Each line from the top of the listing through the one holding "const FS = 13.9;" should be restated word for word, with nothing added and no pictures.
-.-.-
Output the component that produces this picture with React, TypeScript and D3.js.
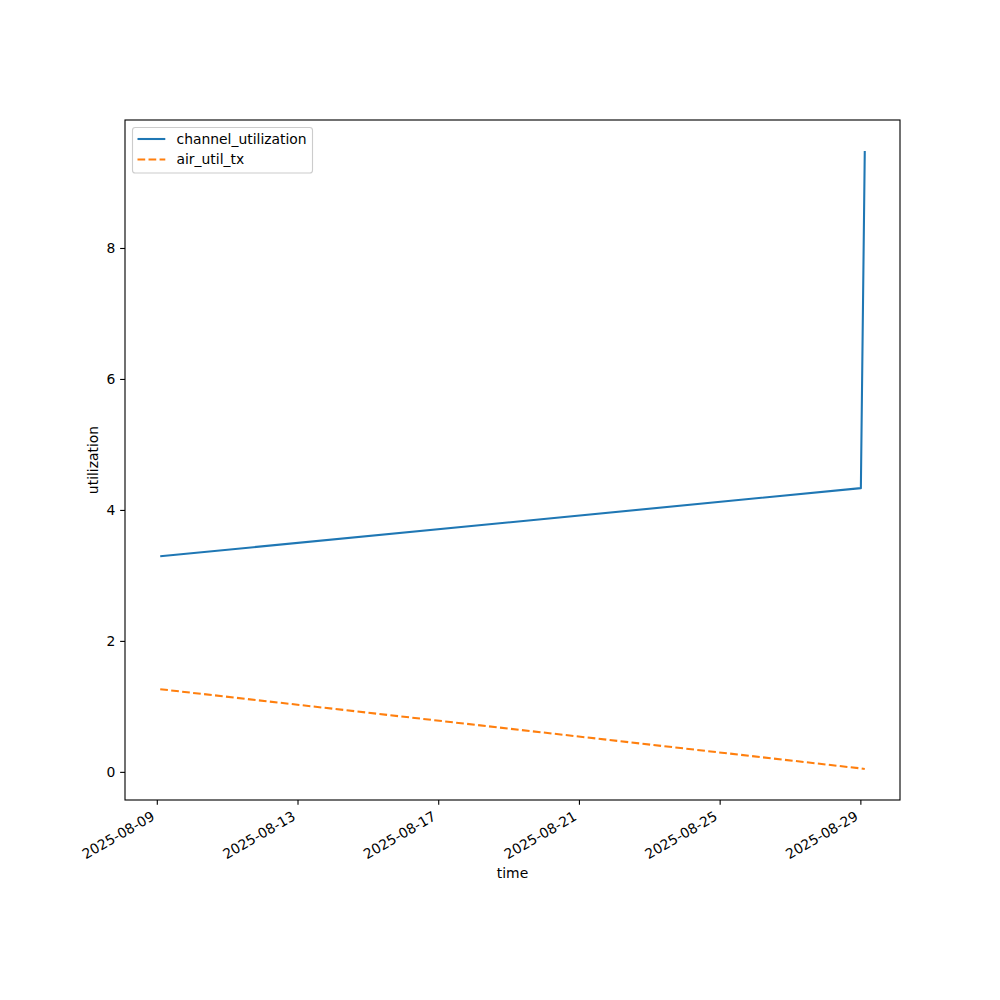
import React from "react";
import * as d3 from "d3";

const times = ["2025-08-09T02:00:00Z", "2025-08-29T00:00:00Z", "2025-08-29T02:40:00Z"];
const channelUtilization = [3.3, 4.34, 9.49];
const airUtilTx = [1.27, 0.06, 0.05];
const xTickLabels = ["2025-08-09", "2025-08-13", "2025-08-17", "2025-08-21", "2025-08-25", "2025-08-29"];
const yTickValues = [0, 2, 4, 6, 8];
const seriesNames = ["channel_utilization", "air_util_tx"];

const W = 1000, H = 1000;
const L = 125, R = 900, T = 120, B = 800;
const FONT = "DejaVu Sans, sans-serif";
const FS = 13.9;

export default function App() {
  const dates = times.map((t) => new Date(t));
  const [x0, x1] = d3.extent(dates) as [Date, Date];
  const xPad = (x1.getTime() - x0.getTime()) * 0.05;
  const x = d3
    .scaleUtc()
    .domain([new Date(x0.getTime() - xPad), new Date(x1.getTime() + xPad)])
    .range([L, R]);
  const allY = channelUtilization.concat(airUtilTx);
  const yMin = d3.min(allY)!, yMax = d3.max(allY)!;
  const yPad = (yMax - yMin) * 0.05;
  const y = d3.scaleLinear().domain([yMin - yPad, yMax + yPad]).range([B, T]);

  const line = d3
    .line<[Date, number]>()
    .x((d) => x(d[0]))
    .y((d) => y(d[1]));
  const chPath = line(dates.map((d, i) => [d, channelUtilization[i]]))!;
  const airPath = line(dates.map((d, i) => [d, airUtilTx[i]]))!;

  const tickLen = 4.86;
  const colors = ["#1f77b4", "#ff7f0e"];

  return (
    <svg
      width={W}
      height={H}
      style={{ position: "absolute", left: 0, top: 0, background: "#fff" }}
      fontFamily={FONT}
    >
      <rect x={0} y={0} width={W} height={H} fill="#fff" />
      <path d={chPath} fill="none" stroke={colors[0]} strokeWidth={2.08} strokeLinejoin="round" strokeLinecap="butt" />
      <path d={airPath} fill="none" stroke={colors[1]} strokeWidth={2.08} strokeDasharray="7.7,3.33" />
      {/* frame */}
      <rect x={L} y={T} width={R - L} height={B - T} fill="none" stroke="#000" strokeWidth={1.11} />
      {/* x ticks */}
      {xTickLabels.map((lab) => {
        const tx = x(new Date(lab + "T00:00:00Z"));
        return (
          <g key={lab}>
            <line x1={tx} x2={tx} y1={B} y2={B + tickLen} stroke="#000" strokeWidth={1.11} />
            <text
              transform={`translate(${tx - 1.7},${B + tickLen + 4.86 + 9.4}) rotate(-30)`}
              textAnchor="end"
              fontSize={FS}
              fill="#000"
            >
              {lab}
            </text>
          </g>
        );
      })}
      {/* y ticks */}
      {yTickValues.map((v) => (
        <g key={v}>
          <line x1={L - tickLen} x2={L} y1={y(v)} y2={y(v)} stroke="#000" strokeWidth={1.11} />
          <text x={L - tickLen - 4.86} y={y(v)} dy="0.35em" textAnchor="end" fontSize={FS} fill="#000">
            {v}
          </text>
        </g>
      ))}
      <text x={(L + R) / 2} y={878} textAnchor="middle" fontSize={FS} fill="#000">
        time
      </text>
      <text transform={`translate(98,${(T + B) / 2}) rotate(-90)`} textAnchor="middle" fontSize={FS} fill="#000">
        utilization
      </text>
      {/* legend */}
      <rect x={132.5} y={127.5} width={180} height={45.5} rx={2.8} fill="#fff" fillOpacity={0.8} stroke="#cccccc" strokeWidth={1.11} />
      {seriesNames.map((name, i) => {
        const ly = 139 + i * 20.5;
        return (
          <g key={name}>
            <line
              x1={137.5}
              x2={165.3}
              y1={ly}
              y2={ly}
              stroke={colors[i]}
              strokeWidth={2.08}
              strokeDasharray={i === 1 ? "7.7,3.33" : undefined}
            />
            <text x={176.5} y={ly} dy="0.35em" fontSize={FS} fill="#000">
              {name}
            </text>
          </g>
        );
      })}
    </svg>
  );
}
-.-.-
# COMPLETED EXERCISE
Output the component that produces this picture with React, TypeScript and D3.js.
import React from "react";
import * as d3 from "d3";

const times = ["2025-08-09T02:00:00Z", "2025-08-29T00:00:00Z", "2025-08-29T02:40:00Z"];
const channelUtilization = [3.3, 4.34, 9.49];
const airUtilTx = [1.27, 0.06, 0.05];
const xTickLabels = ["2025-08-09", "2025-08-13", "2025-08-17", "2025-08-21", "2025-08-25", "2025-08-29"];
const yTickValues = [0, 2, 4, 6, 8];
const seriesNames = ["channel_utilization", "air_util_tx"];

const W = 1000, H = 1000;
const L = 125, R = 900, T = 120, B = 800;
const FONT = "DejaVu Sans, sans-serif";
const FS = 13.9;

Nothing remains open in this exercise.